What is freeze-drying? Freeze-drying is a multi-step process. In the simplest terms, it involves removing water from a frozen product through sublimation of ice, i.e. the transition of ice into a state of water vapor bypassing the liquid state. This is possible by freezing the product inside the chamber of the freeze-dryer while lowering the pressure in the chamber.
The experiments conducted by the team of researchers used 3.5% powders made from berries. Their addition resulted in slowing or avoiding the melting of frozen desserts.
Strawberry powder proved to be the best additive, followed by raspberry powder, which completely prevented melting of the ice cream, which maintained its shape even after it reached room temperature.
Freeze-dried berry powder improves stability and texture by absorbing moisture from the premix base. This is likely due to the fibers in the fruit that become fully hydrated causing an increase in dessert viscosity and resistance to melting.
Food stabilizers, in addition to slowing or avoiding the melting of frozen desserts, increase the sense of creaminess, prevent ice crystals from forming, whey from sticking, and ice cream from shrinking during freezing.

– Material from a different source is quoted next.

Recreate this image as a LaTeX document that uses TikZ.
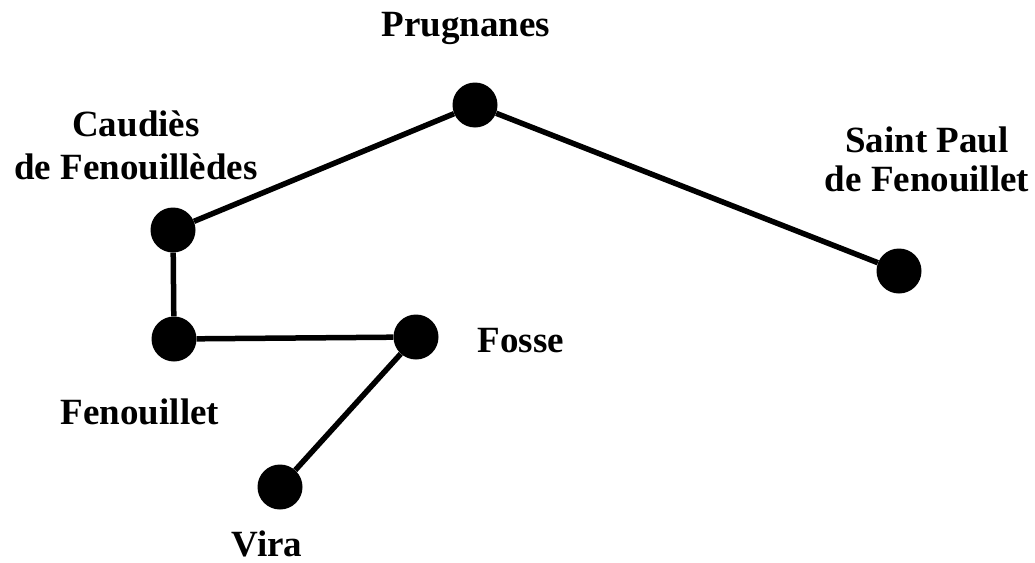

In the food industry, the most commonly used stabilizers include: E401 (sodium alginate), E407 (carrageenan), E412 (guar gum), E415 (xanthan gum). The names of these stabilizers are negatively associated with consumers by their “artificial” and chemical sounding names, some of them may cause allergies, increase allergic reactions to other products and contribute to digestive disorders.
Freeze-dried berry powders, in addition to serving as stabilizers, increase their nutritional value as they are an additional source of vitamins and antioxidants. Freeze-dried berries can therefore be used to produce ice cream with increased nutritional value, which has in its composition only ingredients of natural origin.